Eu perguntei à Vale sobre o fato de os testes em Minas Gerais terem começado bem depois do Pará, a transferência de 20 funcionários de Congonhas para Itabira e outras possíveis transferências, a alegação de assédio moral sobre os turnos de 12 horas, o caso do tratamento diferente recebido pelos terceirizados, a interdição em Itabira e o número de testes feitos até agora.
A mineradora respondeu somente repetindo as ações que alega estar tomando desde o início da pandemia. “Nas nossas operações, a Vale está trabalhando com um contingente mínimo de pessoas de forma a manter apenas as atividades essenciais com segurança”, disse.
De acordo com a empresa, “em respeito à privacidade de seus empregados, a Vale não comenta sobre resultados de exames”. Sobre o turno de 12 horas, disse que esse modelo é adotado há vários anos em algumas de suas operações, “com os mais altos índices de satisfação entre os empregados”. Em Itabira, isso só pode ser mudado por acordo coletivo de trabalho.
O poeta Carlos Drummond de Andrade, que “principalmente nasceu em Itabira” e viu o seu Pico do Cauê ser totalmente comido pela mineração, sabia bem do que estava falando. Em uma crônica, chamou as mineradoras de “indústria ladra, porque ela tira e não põe, abre cavernas e não deixa raízes, devasta e emigra para outro ponto”.

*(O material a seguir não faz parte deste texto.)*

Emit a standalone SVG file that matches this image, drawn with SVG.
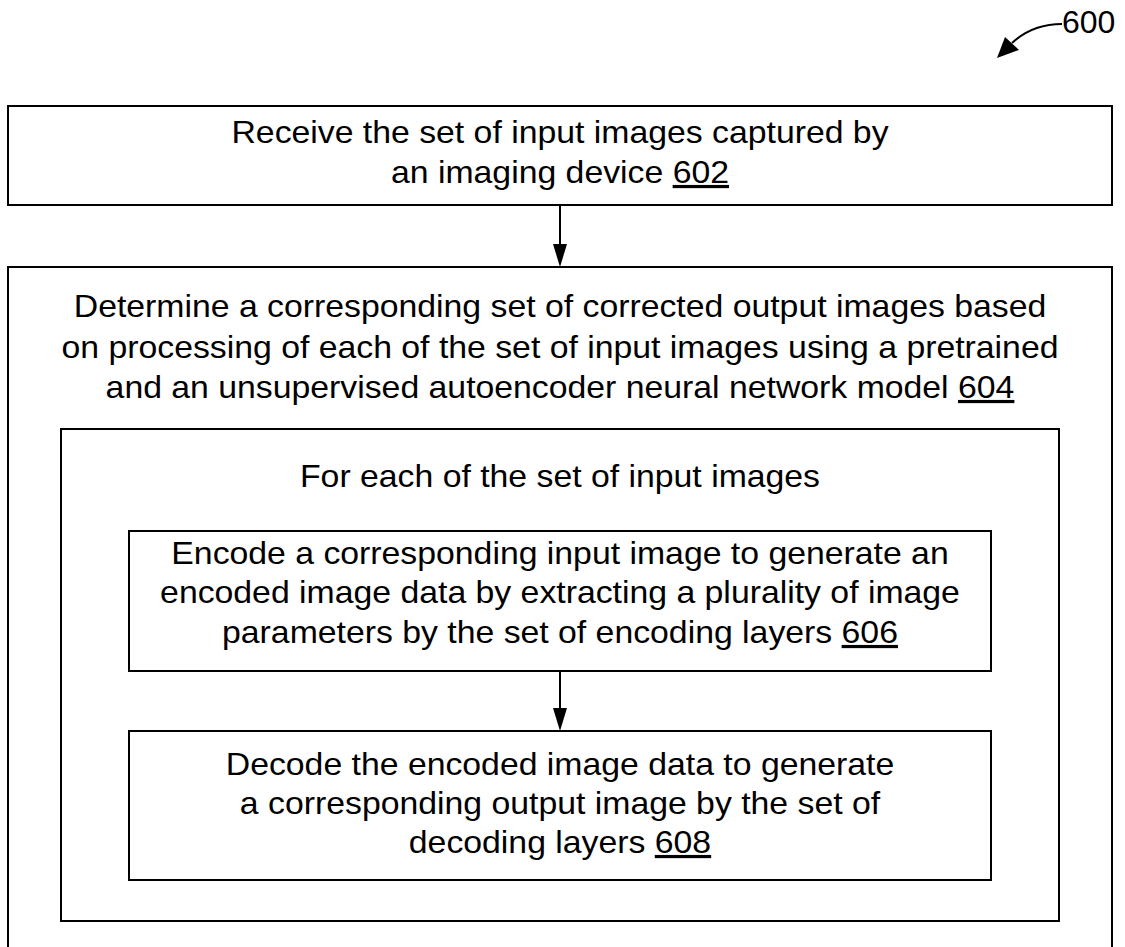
<svg xmlns="http://www.w3.org/2000/svg" width="1125" height="947" viewBox="0 0 1125 947">
<style>
.box{fill:#fff;stroke:#000;stroke-width:2}
.t{font-family:"Liberation Sans",Arial,sans-serif;font-size:32px;fill:#000;text-anchor:middle}
.c{stroke:#000;stroke-width:2;fill:none}
</style>
<rect width="1125" height="947" fill="#fff"/>
<g id="label600">
<text x="1062" y="33" style="font-family:'Liberation Sans',Arial,sans-serif;font-size:32px">600</text>
<path class="c" d="M1062,24 C1042,24 1026,30 1012,43"/>
<path d="M997,58 L1005,37 L1019,50 Z" fill="#000"/>
</g>
<g id="n602">
<rect class="box" x="8" y="106" width="1104" height="99"/>
<g transform="translate(560,0) scale(1.056,1) translate(-560,0)">
<text class="t" x="560" y="143">Receive the set of input images captured by</text>
<text class="t" x="560" y="183">an imaging device <tspan text-decoration="underline">602</tspan></text>
</g>
</g>
<g id="n604">
<rect class="box" x="8" y="267" width="1104" height="700"/>
<g transform="translate(560,0) scale(1.056,1) translate(-560,0)">
<text class="t" x="560" y="317">Determine a corresponding set of corrected output images based</text>
<text class="t" x="560" y="358">on processing of each of the set of input images using a pretrained</text>
<text class="t" x="560" y="398">and an unsupervised autoencoder neural network model <tspan text-decoration="underline">604</tspan></text>
</g>
</g>
<g id="loop">
<rect class="box" x="61" y="429" width="998" height="492"/>
<g transform="translate(560,0) scale(1.056,1) translate(-560,0)">
<text class="t" x="560" y="487">For each of the set of input images</text>
</g>
</g>
<g id="n606">
<rect class="box" x="129" y="531" width="862" height="140"/>
<g transform="translate(560,0) scale(1.056,1) translate(-560,0)">
<text class="t" x="560" y="564">Encode a corresponding input image to generate an</text>
<text class="t" x="560" y="603">encoded image data by extracting a plurality of image</text>
<text class="t" x="560" y="643">parameters by the set of encoding layers <tspan text-decoration="underline">606</tspan></text>
</g>
</g>
<g id="n608">
<rect class="box" x="129" y="731" width="862" height="149"/>
<g transform="translate(560,0) scale(1.056,1) translate(-560,0)">
<text class="t" x="560" y="775">Decode the encoded image data to generate</text>
<text class="t" x="560" y="814">a corresponding output image by the set of</text>
<text class="t" x="560" y="853">decoding layers <tspan text-decoration="underline">608</tspan></text>
</g>
</g>
<g id="connectors">
<line class="c" x1="560" y1="205" x2="560" y2="246"/>
<path d="M553,244 L567,244 L560,267 Z" fill="#000"/>
<line class="c" x1="560" y1="671" x2="560" y2="710"/>
<path d="M553,708 L567,708 L560,731 Z" fill="#000"/>
</g>
</svg>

A fazenda onde Drummond passou a infância não existe mais. Hoje é um depósito de rejeitos da Vale. Em “A montanha pulverizada”, poema publicado em 1973, o poeta não encontra mais a serra, que acabou “britada em bilhões de lascas/deslizando em correia transportadora/entupindo 150 vagões/ no trem-monstro de 5 locomotivas”.